> _THE REQUEST_
Which lines fall between the line holding "Write a web" and the line holding "8.87, 7.12, 6.77];", inclusive? Retype them exactly, without the pictures, and add nothing else.

Figure scripts
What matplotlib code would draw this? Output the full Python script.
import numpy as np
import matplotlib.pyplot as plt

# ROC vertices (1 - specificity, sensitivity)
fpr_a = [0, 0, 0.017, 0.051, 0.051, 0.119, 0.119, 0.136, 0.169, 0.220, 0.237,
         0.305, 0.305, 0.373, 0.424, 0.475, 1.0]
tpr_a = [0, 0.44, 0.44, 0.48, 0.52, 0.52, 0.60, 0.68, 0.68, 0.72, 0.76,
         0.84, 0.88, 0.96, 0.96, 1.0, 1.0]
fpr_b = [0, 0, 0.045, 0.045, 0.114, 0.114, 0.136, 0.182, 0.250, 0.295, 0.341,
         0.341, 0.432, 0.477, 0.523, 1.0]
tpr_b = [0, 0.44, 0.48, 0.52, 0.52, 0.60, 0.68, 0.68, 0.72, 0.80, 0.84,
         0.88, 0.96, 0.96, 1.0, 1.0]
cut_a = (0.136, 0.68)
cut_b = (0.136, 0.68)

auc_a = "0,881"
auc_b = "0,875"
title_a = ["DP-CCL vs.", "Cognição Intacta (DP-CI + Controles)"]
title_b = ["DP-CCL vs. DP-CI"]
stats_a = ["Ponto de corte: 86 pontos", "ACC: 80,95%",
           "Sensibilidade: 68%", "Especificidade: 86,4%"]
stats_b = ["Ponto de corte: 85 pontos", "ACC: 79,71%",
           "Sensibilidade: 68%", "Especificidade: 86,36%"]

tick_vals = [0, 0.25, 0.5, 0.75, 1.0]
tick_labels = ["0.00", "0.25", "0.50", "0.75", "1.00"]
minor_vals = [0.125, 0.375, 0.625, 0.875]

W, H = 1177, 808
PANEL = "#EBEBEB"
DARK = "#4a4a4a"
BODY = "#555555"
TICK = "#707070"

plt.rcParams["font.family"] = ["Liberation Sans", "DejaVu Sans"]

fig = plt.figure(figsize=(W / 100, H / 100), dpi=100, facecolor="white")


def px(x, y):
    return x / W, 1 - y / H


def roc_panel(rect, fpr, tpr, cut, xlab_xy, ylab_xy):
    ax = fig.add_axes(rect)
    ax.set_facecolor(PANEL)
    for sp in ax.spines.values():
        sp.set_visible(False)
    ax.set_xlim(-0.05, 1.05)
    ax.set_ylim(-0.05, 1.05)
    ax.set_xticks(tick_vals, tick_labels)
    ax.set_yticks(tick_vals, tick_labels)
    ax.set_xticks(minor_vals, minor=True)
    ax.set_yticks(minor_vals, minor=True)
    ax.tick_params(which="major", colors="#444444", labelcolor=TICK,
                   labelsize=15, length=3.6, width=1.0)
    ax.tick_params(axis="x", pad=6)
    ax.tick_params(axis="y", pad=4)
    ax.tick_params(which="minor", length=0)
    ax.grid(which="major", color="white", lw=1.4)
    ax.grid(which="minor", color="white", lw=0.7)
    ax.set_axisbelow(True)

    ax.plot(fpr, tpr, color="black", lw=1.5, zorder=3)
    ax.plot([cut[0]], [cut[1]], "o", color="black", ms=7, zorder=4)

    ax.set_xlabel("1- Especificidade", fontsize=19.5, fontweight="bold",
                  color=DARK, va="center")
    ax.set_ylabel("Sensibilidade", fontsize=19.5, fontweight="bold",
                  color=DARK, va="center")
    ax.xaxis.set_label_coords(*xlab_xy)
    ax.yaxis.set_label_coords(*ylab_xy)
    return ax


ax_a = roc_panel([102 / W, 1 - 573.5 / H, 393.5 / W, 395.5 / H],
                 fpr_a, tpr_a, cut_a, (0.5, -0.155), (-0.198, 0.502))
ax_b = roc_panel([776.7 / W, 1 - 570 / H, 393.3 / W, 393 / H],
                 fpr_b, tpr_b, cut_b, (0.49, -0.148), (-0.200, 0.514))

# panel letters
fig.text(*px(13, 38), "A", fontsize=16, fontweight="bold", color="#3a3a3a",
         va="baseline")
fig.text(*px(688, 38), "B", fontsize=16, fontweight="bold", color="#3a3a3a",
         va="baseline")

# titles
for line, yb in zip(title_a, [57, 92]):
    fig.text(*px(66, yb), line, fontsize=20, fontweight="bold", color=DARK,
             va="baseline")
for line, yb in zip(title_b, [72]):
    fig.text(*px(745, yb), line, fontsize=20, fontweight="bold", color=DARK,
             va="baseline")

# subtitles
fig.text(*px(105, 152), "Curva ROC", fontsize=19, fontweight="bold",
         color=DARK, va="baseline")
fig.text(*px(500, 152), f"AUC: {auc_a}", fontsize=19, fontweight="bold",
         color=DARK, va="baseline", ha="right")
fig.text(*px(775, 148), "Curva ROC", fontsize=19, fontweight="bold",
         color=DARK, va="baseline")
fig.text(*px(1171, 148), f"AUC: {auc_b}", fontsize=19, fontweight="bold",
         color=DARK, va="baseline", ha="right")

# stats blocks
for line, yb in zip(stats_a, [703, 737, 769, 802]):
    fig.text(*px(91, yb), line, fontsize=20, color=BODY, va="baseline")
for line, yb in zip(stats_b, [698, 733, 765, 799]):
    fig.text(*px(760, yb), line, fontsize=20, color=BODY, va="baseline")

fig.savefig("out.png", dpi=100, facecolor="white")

...

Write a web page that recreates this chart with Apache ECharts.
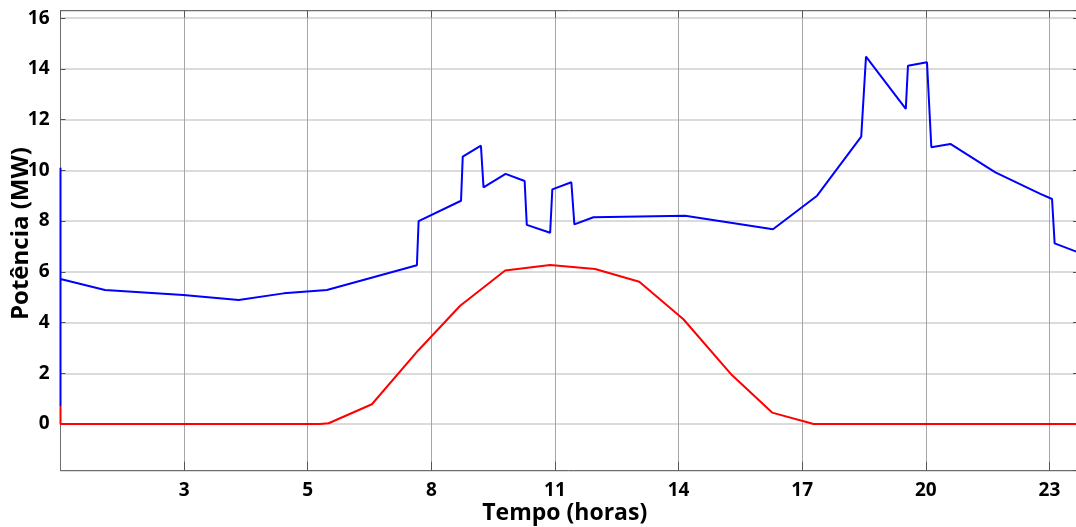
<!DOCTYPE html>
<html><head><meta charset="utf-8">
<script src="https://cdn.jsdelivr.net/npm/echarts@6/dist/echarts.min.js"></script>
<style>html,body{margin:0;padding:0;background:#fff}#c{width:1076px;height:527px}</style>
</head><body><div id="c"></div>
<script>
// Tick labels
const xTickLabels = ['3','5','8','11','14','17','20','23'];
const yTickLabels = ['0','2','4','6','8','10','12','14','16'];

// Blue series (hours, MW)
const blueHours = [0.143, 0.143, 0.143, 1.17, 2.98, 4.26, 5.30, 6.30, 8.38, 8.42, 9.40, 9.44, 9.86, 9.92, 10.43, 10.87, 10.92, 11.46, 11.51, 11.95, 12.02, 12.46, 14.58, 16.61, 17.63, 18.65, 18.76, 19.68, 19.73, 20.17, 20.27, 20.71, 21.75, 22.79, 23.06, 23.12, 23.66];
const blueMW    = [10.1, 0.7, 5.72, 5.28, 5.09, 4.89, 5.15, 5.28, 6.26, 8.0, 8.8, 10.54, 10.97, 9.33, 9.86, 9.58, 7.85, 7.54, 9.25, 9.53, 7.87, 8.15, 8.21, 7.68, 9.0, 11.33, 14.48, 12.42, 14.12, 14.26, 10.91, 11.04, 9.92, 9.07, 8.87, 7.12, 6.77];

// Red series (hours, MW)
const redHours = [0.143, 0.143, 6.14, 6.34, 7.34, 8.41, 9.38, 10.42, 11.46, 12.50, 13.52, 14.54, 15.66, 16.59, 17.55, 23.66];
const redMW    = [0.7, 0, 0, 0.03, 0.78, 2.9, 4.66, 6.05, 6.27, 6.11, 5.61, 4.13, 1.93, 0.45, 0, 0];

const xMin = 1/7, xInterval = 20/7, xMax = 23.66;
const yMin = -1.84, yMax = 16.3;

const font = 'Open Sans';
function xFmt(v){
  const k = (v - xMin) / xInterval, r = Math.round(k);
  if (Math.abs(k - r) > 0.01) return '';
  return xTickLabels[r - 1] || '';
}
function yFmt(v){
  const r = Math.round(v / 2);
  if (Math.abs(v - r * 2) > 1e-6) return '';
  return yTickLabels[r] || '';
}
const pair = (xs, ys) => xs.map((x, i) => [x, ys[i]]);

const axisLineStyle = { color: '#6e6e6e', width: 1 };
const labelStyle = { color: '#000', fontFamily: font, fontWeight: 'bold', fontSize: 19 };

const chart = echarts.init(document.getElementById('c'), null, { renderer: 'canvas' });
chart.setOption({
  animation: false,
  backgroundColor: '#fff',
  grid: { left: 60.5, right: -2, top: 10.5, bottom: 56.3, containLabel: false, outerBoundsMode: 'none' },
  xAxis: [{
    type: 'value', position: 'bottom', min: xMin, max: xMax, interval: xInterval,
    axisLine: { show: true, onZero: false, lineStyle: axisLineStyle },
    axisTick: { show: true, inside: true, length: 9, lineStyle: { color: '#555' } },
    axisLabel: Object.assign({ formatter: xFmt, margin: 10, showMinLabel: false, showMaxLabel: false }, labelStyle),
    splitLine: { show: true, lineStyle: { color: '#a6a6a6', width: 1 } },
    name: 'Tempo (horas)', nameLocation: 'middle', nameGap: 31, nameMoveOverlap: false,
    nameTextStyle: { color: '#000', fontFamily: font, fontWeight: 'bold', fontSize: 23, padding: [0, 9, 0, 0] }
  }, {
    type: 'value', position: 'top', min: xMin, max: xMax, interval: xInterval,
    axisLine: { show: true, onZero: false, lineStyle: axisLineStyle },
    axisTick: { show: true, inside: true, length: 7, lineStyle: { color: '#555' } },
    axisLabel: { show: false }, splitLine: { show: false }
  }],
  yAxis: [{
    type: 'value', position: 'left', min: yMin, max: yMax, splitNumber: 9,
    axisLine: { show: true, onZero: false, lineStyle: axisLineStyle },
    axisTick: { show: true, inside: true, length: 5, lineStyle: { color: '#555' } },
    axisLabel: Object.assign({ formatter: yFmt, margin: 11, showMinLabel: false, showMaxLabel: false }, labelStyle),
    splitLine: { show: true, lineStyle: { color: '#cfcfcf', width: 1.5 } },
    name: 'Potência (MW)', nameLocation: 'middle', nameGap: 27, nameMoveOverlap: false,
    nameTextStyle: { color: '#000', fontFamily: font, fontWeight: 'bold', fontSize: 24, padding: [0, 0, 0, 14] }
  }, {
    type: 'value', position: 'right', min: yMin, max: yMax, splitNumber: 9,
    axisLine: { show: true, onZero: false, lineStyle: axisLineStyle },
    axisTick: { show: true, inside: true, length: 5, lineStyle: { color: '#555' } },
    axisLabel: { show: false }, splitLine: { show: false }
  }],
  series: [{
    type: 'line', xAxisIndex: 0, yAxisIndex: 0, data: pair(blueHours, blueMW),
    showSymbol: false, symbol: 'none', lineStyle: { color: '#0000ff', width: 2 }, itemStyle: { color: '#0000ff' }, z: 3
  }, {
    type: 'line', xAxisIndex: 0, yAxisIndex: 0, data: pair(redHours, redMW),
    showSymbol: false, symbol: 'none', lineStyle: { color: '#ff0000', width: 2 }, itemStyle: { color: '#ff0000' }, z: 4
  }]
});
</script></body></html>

> _THE COMPLETED TASK_
Write a web page that recreates this chart with Apache ECharts.
<!DOCTYPE html>
<html><head><meta charset="utf-8">
<script src="https://cdn.jsdelivr.net/npm/echarts@6/dist/echarts.min.js"></script>
<style>html,body{margin:0;padding:0;background:#fff}#c{width:1076px;height:527px}</style>
</head><body><div id="c"></div>
<script>
// Tick labels
const xTickLabels = ['3','5','8','11','14','17','20','23'];
const yTickLabels = ['0','2','4','6','8','10','12','14','16'];

// Blue series (hours, MW)
const blueHours = [0.143, 0.143, 0.143, 1.17, 2.98, 4.26, 5.30, 6.30, 8.38, 8.42, 9.40, 9.44, 9.86, 9.92, 10.43, 10.87, 10.92, 11.46, 11.51, 11.95, 12.02, 12.46, 14.58, 16.61, 17.63, 18.65, 18.76, 19.68, 19.73, 20.17, 20.27, 20.71, 21.75, 22.79, 23.06, 23.12, 23.66];
const blueMW    = [10.1, 0.7, 5.72, 5.28, 5.09, 4.89, 5.15, 5.28, 6.26, 8.0, 8.8, 10.54, 10.97, 9.33, 9.86, 9.58, 7.85, 7.54, 9.25, 9.53, 7.87, 8.15, 8.21, 7.68, 9.0, 11.33, 14.48, 12.42, 14.12, 14.26, 10.91, 11.04, 9.92, 9.07, 8.87, 7.12, 6.77];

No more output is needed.